Google has long claimed to be gathering information for the greater good. On each and every analytics profile I create, there is an option to “anonymously share information with Google“. This is something I believe in, since more data is directly related to better metrics. If we allow Google to see our data, to add our information to the larger group, the overall picture of the progression of internet trends is more complete. You can’t manage what you can’t measure. So I do share, with full faith that Google will use the information in a way that will eventually return the favor to me by making my job easier. By proxy, the results we generate for our clients become more successful and the decisions we help make more useful.

As a reward for my faith, I got an email from the good folks on the Google Analytics team last week that turned out to be the first of a promised series of newsletters for users participating in the shared data analytics project. This newsletter offers up some great information on the state of the web today as compared with a year ago.

I find this sort of information to be infinitely fascinating, and because I spend a good part of my work hours digging around in the minutia of our client’s web traffic reports, its interesting to me to see where our sites diverge from the norm and where they echo it.

Here are a few of the highlights shared by Google in their first newsletter: (the following content comes directly from the Google Analytics Team newsletter published on July 2nd, 2011. I did not write, analyze or interpret any of this information, I’m just sharing it.)

Site Metrics

Compared to a year ago, websites have seen reduced pages / visit, average time on site, as well as bounce rate.

Site-Metrics.jpg

Breakdown by Geography

The anonymous database of websites has aggregated geographic breakdown at the country level. Here are a few representative countries and their respective aggregate metrics. The first number in each cell represents the metric for the date range 11/1/10-2/1/11. The parenthesized number is the Year over Year delta compared to a year ago.

Breakdown-by-Geography.jpg

Bounce Rate

For bounce rate, the distribution by country is plotted below:

Bounce-Rate-Distribution-by-Country.jpg

The distribution above is annotated with some countries — which seem to indicate a story of leisure and stage of economic development.

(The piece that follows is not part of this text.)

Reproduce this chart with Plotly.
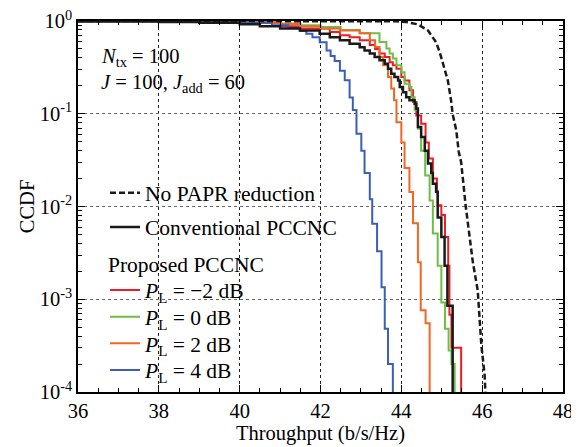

For a related metric: average time on site, the distribution by country is plotted below:

Average-Time-on-Site-by-Country.jpg

The type of countries annotated in the average time on site graph above seem to be in reverse order as those in the bounce rate distribution.

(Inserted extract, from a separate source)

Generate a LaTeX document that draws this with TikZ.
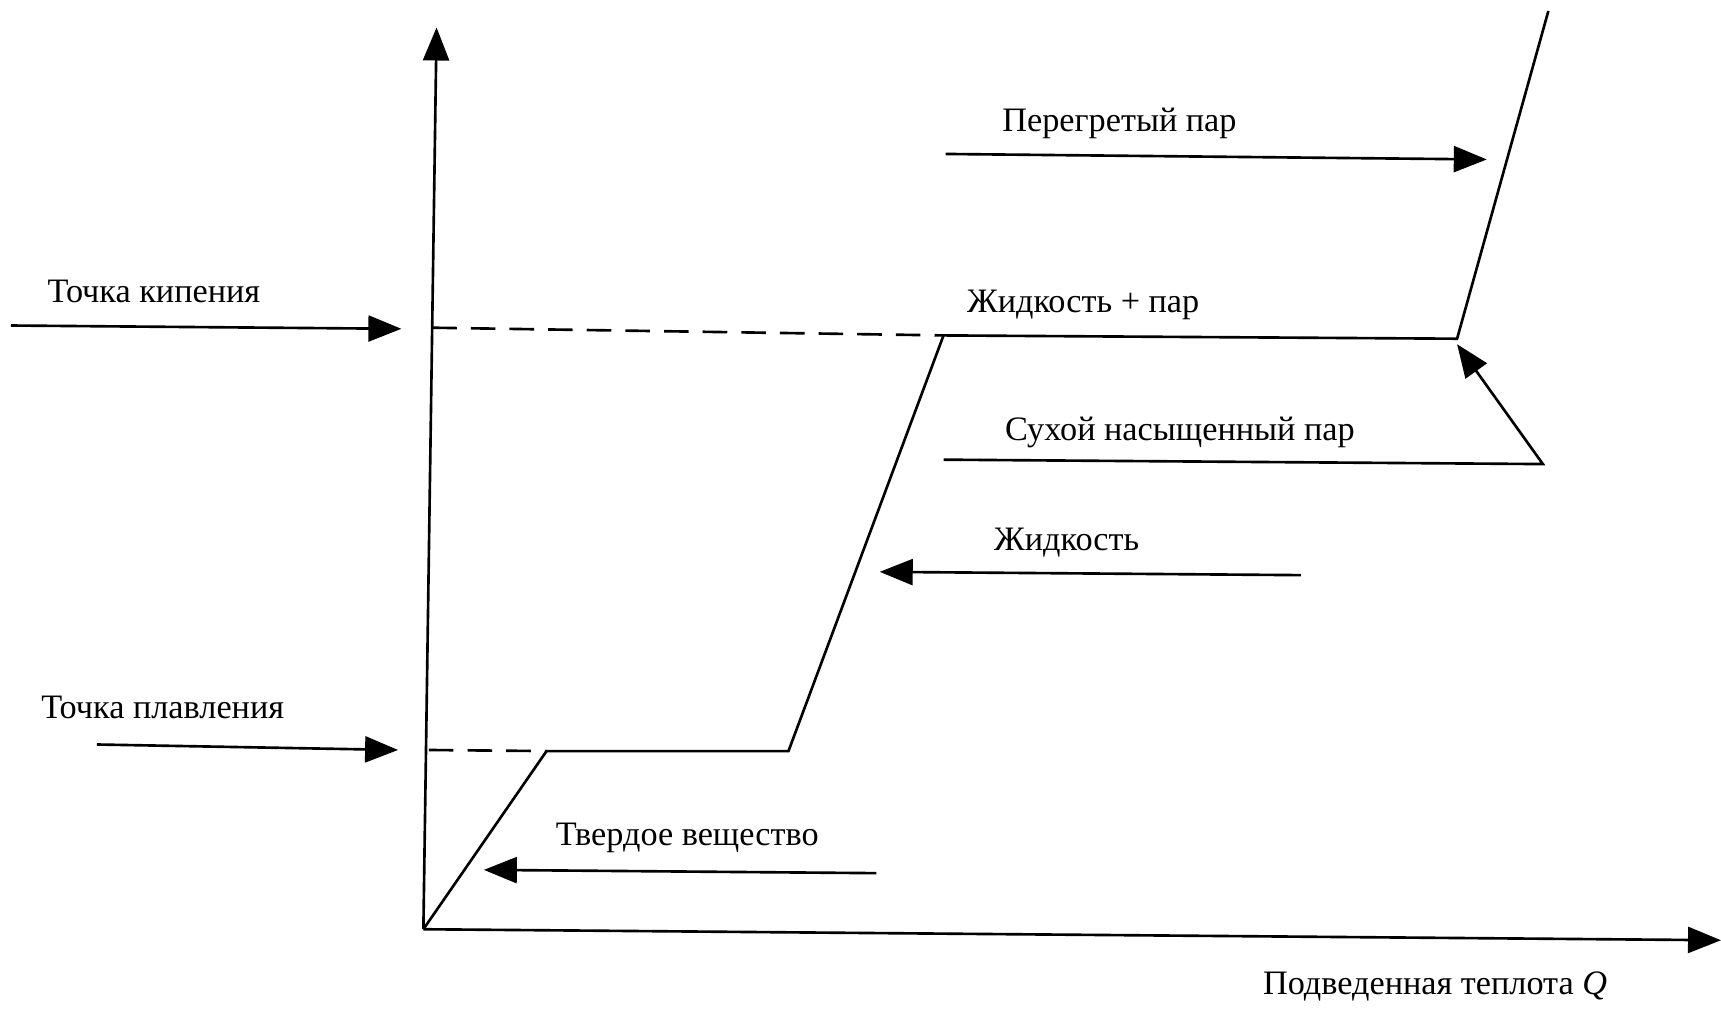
\documentclass[tikz,border=0pt]{standalone}
\usepackage{fontspec}
\setmainfont{Liberation Serif}
\usetikzlibrary{arrows.meta}
\begin{document}
\begin{tikzpicture}[x=0.022cm,y=-0.022cm,
  line width=1.5pt,
  arr/.style={-{Triangle[length=0.66cm,width=0.52cm]}},
  lbl/.style={font=\fontsize{19.5}{22}\selectfont, inner sep=0pt}]
\useasboundingbox (0,0) rectangle (1565,924);
% axes
\coordinate (O) at (385,845);
\coordinate (Ytop) at (397,25);
\coordinate (Xend) at (1565,855);
\draw[arr] (O) -- (Ytop);
\draw[arr] (O) -- (Xend);
% curve
\coordinate (A) at (497,683);
\coordinate (B) at (717,683);
\coordinate (C) at (858,305);
\coordinate (D) at (1325,308);
\coordinate (E) at (1408,10);
\draw (O) -- (A) -- (B) -- (C) -- (D) -- (E);
% dashed
\coordinate (dm) at (390,682);
\coordinate (db) at (393,298);
\draw[dashed, dash pattern=on 14pt off 8pt] (dm) -- (A);
\draw[dashed, dash pattern=on 14pt off 8pt] (db) -- (C);
% labels and arrows
\node[lbl] (tk) at (140,265) {Точка кипения};
\coordinate (tk1) at (10,296); \coordinate (tk2) at (365,299);
\draw[arr] (tk1) -- (tk2);
\node[lbl] (tp) at (148,643) {Точка плавления};
\coordinate (tp1) at (88,677); \coordinate (tp2) at (362,682);
\draw[arr] (tp1) -- (tp2);
\node[lbl] (pp) at (1018,112) {Перегретый пар};
\coordinate (pp1) at (860,140); \coordinate (pp2) at (1352,145);
\draw[arr] (pp1) -- (pp2);
\node[lbl] (zp) at (985,277) {Жидкость + пар};
\node[lbl] (sn) at (1073,393) {Сухой насыщенный пар};
\coordinate (sn1) at (858,418); \coordinate (sn2) at (1403,422); \coordinate (sn3) at (1325,313);
\draw[arr] (sn1) -- (sn2) -- (sn3);
\node[lbl] (zh) at (970,493) {Жидкость};
\coordinate (zh1) at (1183,523); \coordinate (zh2) at (800,520);
\draw[arr] (zh1) -- (zh2);
\node[lbl] (tv) at (625,762) {Твердое вещество};
\coordinate (tv1) at (797,794); \coordinate (tv2) at (440,791);
\draw[arr] (tv1) -- (tv2);
\node[lbl] (q) at (1305,897) {Подведенная теплота \textit{Q}};
\end{tikzpicture}
\end{document}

*this makes since in that if bounce rate is an indicator of content not meeting the needs of the user, time on site indicates happy users that stay longer. I also find it interesting that the countries that spend the most time on site, on average, are countries in the Caribbean that prescribe to a phenomenon known as “island time”. Island Time means things happen at their own pace, whenever they get around to it. Very much the opposite of our American “everything happens right now” culture. *

These simple charts have given me lots to think about, and will fuel much conversation over the coming weekend, I am sure. I hope it does the same for you.